The problematics of the body in space demand the use of technological augmentations in order to ensure its survival, and so we are faced with the spectre of the cyborg. Without such augmentation, the human body is completely inoperable in space; thus, all forms of human agency in space are directly implicated in a cyborg ontology. In her discussion about the iconic status of the space suit, Shaw (2004) argues that “the astronaut is inherently cyborg and the icon functions to establish the paradigm for recognizing that technoprosthetics have become part of the definition of our corporeality.” (p. 127)
The cyborg is itself a highly gendered concept. Haraway deployed it to feminist ends in such a way that
through the use of technology as the means or context for human hybridization, cyborgs come to represent unfamiliar ‘otherness,’ one that challenges the denotative stability of human identity… cyborg identity is predicated on transgressed boundaries.” (Balsamo, 1996, p. 129)
The collision between the destabilising effect of the cyborg and the essentialising and naturalising effect of the colonial narrative raises a number of interesting questions that need to be explored. In what ways does Haraway’s politico-theoretical cyborg resemble the real cyborgs of NASA and other space agencies? Could we read these cyborgs in such a way as to displace the narratives that have come to dominate space travel? In other words, could the uncertainty and fluidity of identity suggested by cyborg ontologies disrupt the narratives marked by a surety of identity (located in the aforementioned boundaries of self/other, male/female, etc.)? This reading might present one set of possibilities, but other (less optimistic) readings are viable. Perhaps the integration of the great, immense technologies of space travel into human agency signify primarily a testament to progress, a teleological push to “the future” made possible only by capitalist techno-innovation driven by the imperatives of profit and militarism?
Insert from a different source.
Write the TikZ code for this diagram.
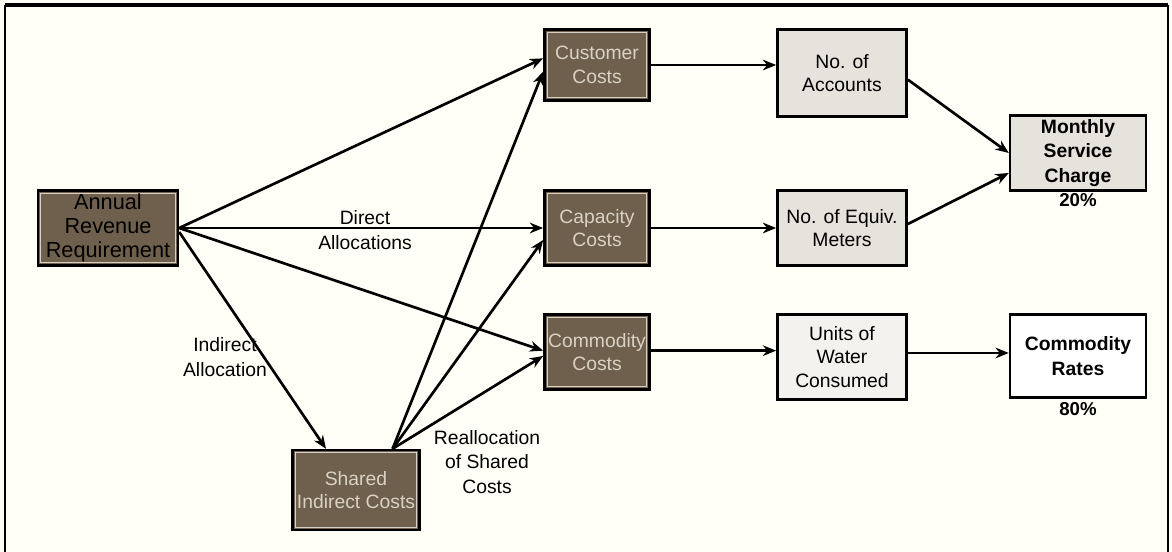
\documentclass[tikz,border=0pt]{standalone}
\usepackage{fontspec}
\setmainfont{Liberation Sans}
\usetikzlibrary{arrows.meta}
\definecolor{darkfill}{HTML}{6E604C}
\definecolor{lightfill}{HTML}{E6E2DC}
\definecolor{palefill}{HTML}{F4F2EF}
\definecolor{embtext}{HTML}{D9D2C4}
\definecolor{innerline}{HTML}{D8D2C6}
\begin{document}
\begin{tikzpicture}[x=0.75pt,y=-0.75pt,
  darkbox/.style={draw=black, line width=1.8pt, fill=darkfill, text=embtext, align=center,
    font=\fontsize{14.5}{17.5}\selectfont, inner sep=1pt,
    path picture={\draw[innerline, line width=0.8pt]
      ([shift={(2.2pt,-2.2pt)}]path picture bounding box.north west) rectangle
      ([shift={(-2.2pt,2.2pt)}]path picture bounding box.south east);}},
  lightbox/.style={draw=black, line width=1.8pt, fill=lightfill, text=black, align=center,
    font=\fontsize{14.5}{17.5}\selectfont, inner sep=1pt},
  lbl/.style={align=center, font=\fontsize{14.5}{18.5}\selectfont, inner sep=0pt},
  arr/.style={line width=2pt, -{Stealth[length=10pt,width=8pt]}},
]
\useasboundingbox (0,0) rectangle (1172,552);
\fill[white!97!yellow] (0,0) rectangle (1172,552);
% frame
\draw[line width=1.6pt] (5,560) -- (5,6) -- (1168,6) -- (1168,560);
\draw[line width=3pt] (5,5) -- (1168,5);

% nodes
\node[darkbox, text=black, font=\fontsize{16.3}{18}\selectfont, minimum width=105pt, minimum height=56pt] (ann) at (108,228)
  {Annual\\Revenue\\Requirement};
\node[darkbox, minimum width=79pt, minimum height=53pt] (cust) at (597,65) {Customer\\Costs};
\node[darkbox, minimum width=79pt, minimum height=56pt] (cap) at (597,228) {Capacity\\Costs};
\node[darkbox, minimum width=79pt, minimum height=56pt] (com) at (597,352) {Commodity\\Costs};
\node[darkbox, minimum width=95pt, minimum height=60pt] (shared) at (356,490) {Shared\\Indirect Costs};

\node[lightbox, minimum width=97pt, minimum height=65pt] (acc) at (842,73) {No. of\\Accounts};
\node[lightbox, minimum width=97pt, minimum height=56pt] (mtr) at (842,228) {No. of Equiv.\\Meters};
\node[lightbox, fill=palefill, minimum width=97pt, minimum height=64pt] (units) at (842,357) {Units of\\Water\\Consumed};
\node[lightbox, minimum width=102pt, minimum height=56pt, font=\bfseries\fontsize{14.5}{18.5}\selectfont] (msc) at (1078,153) {Monthly\\Service\\Charge};
\node[lightbox, fill=white, minimum width=102pt, minimum height=62pt, font=\bfseries\fontsize{14.5}{19}\selectfont] (rates) at (1078,356) {Commodity\\Rates};

\node[lbl, font=\bfseries\fontsize{14}{17}\selectfont, anchor=north] (p20) at (1078,193) {20\%};
\node[lbl, font=\bfseries\fontsize{14}{17}\selectfont, anchor=north] (p80) at (1078,402) {80\%};

% labels
\node[lbl] (ldirect) at (365,230) {Direct\\Allocations};
\node[lbl] (lind) at (225,357) {Indirect\\Allocation};
\node[lbl] (lreal) at (487,462) {Reallocation\\of Shared\\Costs};

% connectors
\coordinate (annout) at (ann.east);
\coordinate (shtop) at ([xshift=-28*0.75pt]shared.north east);

\draw[arr] (annout) -- ([yshift=5pt]cust.west);
\draw[arr] (annout) -- (cap.west);
\draw[arr] (annout) -- ([yshift=1pt]com.west);
\draw[arr] ([yshift=-3pt]annout) -- ([xshift=-30*0.75pt]shared.north);

\draw[arr] (shtop) -- ([yshift=-5pt]cust.west);
\draw[arr] (shtop) -- ([yshift=-9pt]cap.west);
\draw[arr] (shtop) -- ([yshift=-3pt]com.west);

\draw[arr] (cust.east) -- (cust.east -| acc.west);
\draw[arr] (cap.east) -- (mtr.west);
\draw[arr] ([yshift=1pt]com.east) -- ([yshift=1pt]com.east -| units.west);
\draw[arr] ([yshift=-5pt]acc.east) -- ([yshift=0pt]msc.west);
\draw[arr] ([yshift=3pt]mtr.east) -- ([yshift=-15pt]msc.west);
\draw[arr] ([yshift=3pt]units.east) -- ([yshift=3pt]units.east -| rates.west);
\end{tikzpicture}
\end{document}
Surely there is something about these technologies, and the rhetoric used to deploy them, which suggests this. Where does the body stand (or float) in this unfolding zero-G narrative? Most importantly, what are the implications for identity in a future where space will become an increasingly important focus of collective human endeavour?
(1) Some hopeful space explorers, fortunately, are willing to put these problems aside. The Association of Autonomous Astronauts was an organisation whose mission was to build “a world-wide network of local, community-based groups dedicated to constructing their own spaceships”, utilising anacho-absurdist tactics to fight against the “state, corporate and military monopoly of space travel”, advocating such things as zero-g sex, raves in space, and “three-sided football”.
(2) See, for examples, Balsamo (1996).